Locate the line bearing "What Plotly code" in the material below, then reproduce it and each following line up to and including the line bearing "import plotly.graph_objects as go".

Code that draws figures:
^^^^
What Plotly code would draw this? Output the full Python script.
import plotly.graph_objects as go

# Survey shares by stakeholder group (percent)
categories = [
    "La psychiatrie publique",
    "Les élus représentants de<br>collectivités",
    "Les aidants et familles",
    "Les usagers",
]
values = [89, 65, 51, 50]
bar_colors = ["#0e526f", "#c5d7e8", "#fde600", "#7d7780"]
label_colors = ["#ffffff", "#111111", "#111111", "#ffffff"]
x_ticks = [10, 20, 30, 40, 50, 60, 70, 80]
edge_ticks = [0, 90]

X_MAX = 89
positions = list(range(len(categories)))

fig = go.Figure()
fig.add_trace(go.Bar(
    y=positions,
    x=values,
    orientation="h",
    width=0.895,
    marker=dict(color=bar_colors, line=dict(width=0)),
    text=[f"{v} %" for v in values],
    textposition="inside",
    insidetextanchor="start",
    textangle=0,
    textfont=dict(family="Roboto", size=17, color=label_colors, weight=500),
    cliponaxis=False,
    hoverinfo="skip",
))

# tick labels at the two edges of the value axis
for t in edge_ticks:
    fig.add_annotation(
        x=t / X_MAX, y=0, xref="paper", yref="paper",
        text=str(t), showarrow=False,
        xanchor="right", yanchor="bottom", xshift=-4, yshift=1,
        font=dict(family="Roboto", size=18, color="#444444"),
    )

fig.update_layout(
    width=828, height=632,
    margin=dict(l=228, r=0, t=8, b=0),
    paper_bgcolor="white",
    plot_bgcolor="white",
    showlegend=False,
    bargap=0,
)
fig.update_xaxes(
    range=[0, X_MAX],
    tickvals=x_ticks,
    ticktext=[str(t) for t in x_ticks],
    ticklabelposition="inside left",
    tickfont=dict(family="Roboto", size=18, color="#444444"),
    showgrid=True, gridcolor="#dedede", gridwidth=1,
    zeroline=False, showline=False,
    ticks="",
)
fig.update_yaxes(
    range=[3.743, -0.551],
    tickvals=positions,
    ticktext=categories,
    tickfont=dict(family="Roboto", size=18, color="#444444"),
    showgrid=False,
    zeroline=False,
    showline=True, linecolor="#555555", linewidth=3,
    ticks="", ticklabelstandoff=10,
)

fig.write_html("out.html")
^^^^
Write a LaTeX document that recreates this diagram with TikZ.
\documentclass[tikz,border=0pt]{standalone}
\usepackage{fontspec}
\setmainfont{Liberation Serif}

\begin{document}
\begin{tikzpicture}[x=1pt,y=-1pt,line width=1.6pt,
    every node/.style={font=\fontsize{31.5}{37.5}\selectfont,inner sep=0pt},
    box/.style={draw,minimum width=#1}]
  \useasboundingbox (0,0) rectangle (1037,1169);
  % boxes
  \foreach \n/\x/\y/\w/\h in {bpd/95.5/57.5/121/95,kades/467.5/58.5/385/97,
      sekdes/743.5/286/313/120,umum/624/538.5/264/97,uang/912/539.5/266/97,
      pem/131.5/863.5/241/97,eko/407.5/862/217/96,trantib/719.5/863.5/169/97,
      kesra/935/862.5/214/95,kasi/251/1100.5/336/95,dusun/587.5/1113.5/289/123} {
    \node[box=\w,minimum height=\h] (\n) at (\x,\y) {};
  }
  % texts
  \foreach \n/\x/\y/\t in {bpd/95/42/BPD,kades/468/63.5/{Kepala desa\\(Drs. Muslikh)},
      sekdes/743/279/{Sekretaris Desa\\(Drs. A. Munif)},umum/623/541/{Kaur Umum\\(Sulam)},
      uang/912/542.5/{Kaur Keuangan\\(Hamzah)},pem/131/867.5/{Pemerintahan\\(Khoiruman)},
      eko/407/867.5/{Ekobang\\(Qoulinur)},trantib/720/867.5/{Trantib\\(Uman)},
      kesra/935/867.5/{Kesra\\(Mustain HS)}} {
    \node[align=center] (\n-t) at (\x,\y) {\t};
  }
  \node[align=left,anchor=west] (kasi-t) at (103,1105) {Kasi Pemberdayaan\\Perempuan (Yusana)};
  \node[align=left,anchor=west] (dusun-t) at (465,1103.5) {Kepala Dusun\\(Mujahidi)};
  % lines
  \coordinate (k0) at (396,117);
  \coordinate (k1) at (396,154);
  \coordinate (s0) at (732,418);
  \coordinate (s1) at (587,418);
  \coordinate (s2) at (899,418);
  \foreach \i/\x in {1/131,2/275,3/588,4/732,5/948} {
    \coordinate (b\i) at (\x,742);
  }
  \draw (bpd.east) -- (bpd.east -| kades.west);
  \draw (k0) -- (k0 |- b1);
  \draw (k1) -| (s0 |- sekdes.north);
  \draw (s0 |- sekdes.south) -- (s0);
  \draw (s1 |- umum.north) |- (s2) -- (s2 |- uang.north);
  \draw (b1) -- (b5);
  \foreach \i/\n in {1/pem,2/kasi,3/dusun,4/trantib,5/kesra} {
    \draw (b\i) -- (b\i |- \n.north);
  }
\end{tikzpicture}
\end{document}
^^^^
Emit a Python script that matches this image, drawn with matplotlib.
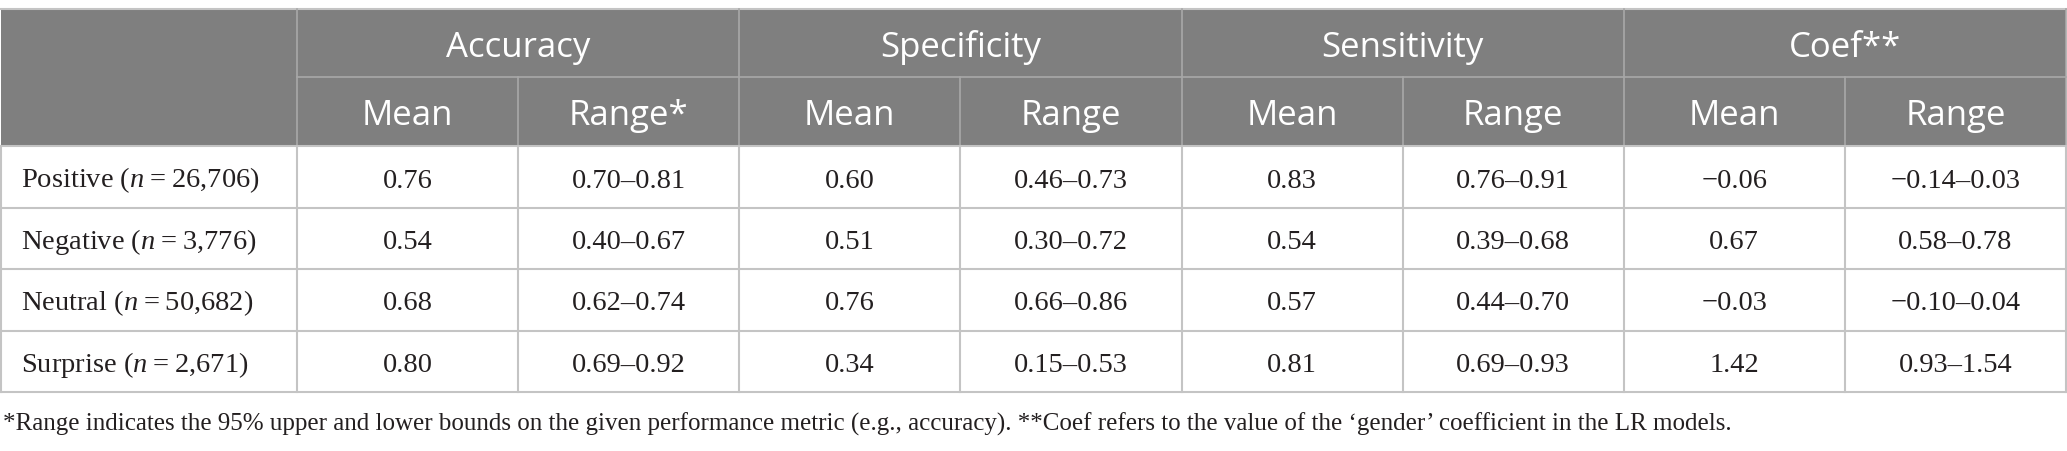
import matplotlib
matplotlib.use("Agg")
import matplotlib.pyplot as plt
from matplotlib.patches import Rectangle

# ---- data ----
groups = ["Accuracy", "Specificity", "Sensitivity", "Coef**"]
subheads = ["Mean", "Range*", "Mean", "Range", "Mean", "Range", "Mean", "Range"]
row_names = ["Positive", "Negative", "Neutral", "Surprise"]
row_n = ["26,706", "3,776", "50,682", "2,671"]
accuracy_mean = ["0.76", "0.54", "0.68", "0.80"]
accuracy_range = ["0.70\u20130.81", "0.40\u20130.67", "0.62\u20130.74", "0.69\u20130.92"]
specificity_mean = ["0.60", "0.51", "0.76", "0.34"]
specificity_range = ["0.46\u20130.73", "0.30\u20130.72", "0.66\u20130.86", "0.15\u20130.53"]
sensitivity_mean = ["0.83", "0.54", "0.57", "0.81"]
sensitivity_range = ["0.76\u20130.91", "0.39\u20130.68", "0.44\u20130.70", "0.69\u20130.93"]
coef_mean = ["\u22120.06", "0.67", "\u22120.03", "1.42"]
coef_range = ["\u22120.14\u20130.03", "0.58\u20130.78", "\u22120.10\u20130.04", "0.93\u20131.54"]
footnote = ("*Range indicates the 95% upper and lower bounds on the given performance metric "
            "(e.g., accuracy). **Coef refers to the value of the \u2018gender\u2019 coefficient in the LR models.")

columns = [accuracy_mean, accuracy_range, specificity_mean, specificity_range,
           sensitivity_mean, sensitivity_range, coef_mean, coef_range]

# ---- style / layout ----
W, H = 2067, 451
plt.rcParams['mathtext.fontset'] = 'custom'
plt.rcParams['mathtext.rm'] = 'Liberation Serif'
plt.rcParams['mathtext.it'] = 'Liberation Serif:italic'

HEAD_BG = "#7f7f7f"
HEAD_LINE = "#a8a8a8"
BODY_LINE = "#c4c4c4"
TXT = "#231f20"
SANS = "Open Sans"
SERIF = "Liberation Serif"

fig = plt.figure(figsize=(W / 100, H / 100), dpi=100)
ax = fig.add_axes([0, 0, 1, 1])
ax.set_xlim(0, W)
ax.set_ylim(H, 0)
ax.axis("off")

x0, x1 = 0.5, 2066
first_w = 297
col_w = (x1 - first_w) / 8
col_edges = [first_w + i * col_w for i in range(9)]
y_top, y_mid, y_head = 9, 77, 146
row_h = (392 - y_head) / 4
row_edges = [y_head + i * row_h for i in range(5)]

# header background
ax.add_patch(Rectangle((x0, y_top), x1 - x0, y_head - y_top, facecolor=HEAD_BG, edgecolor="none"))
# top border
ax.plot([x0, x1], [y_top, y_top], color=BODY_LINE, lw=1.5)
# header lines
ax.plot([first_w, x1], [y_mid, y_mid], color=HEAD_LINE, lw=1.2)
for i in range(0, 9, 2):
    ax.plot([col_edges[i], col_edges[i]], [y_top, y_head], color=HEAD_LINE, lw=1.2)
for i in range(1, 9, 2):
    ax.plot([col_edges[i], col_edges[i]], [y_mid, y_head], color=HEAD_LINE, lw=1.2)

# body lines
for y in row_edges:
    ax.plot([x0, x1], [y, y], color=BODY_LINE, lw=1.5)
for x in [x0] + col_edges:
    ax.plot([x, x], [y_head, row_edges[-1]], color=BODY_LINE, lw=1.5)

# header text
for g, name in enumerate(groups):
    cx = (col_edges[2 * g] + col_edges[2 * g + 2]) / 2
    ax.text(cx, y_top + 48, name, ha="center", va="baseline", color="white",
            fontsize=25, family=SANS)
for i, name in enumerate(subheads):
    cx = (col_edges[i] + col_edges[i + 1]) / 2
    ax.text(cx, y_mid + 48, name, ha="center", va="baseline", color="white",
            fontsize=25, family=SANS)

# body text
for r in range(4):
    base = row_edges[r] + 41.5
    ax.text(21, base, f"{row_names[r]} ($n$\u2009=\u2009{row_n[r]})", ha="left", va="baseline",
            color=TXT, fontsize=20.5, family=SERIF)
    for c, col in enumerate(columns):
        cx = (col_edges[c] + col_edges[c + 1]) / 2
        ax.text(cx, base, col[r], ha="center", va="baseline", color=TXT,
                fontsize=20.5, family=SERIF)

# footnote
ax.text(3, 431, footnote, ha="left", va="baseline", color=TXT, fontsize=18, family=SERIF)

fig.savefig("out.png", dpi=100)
^^^^
Result for this task:
What Plotly code would draw this? Output the full Python script.
import plotly.graph_objects as go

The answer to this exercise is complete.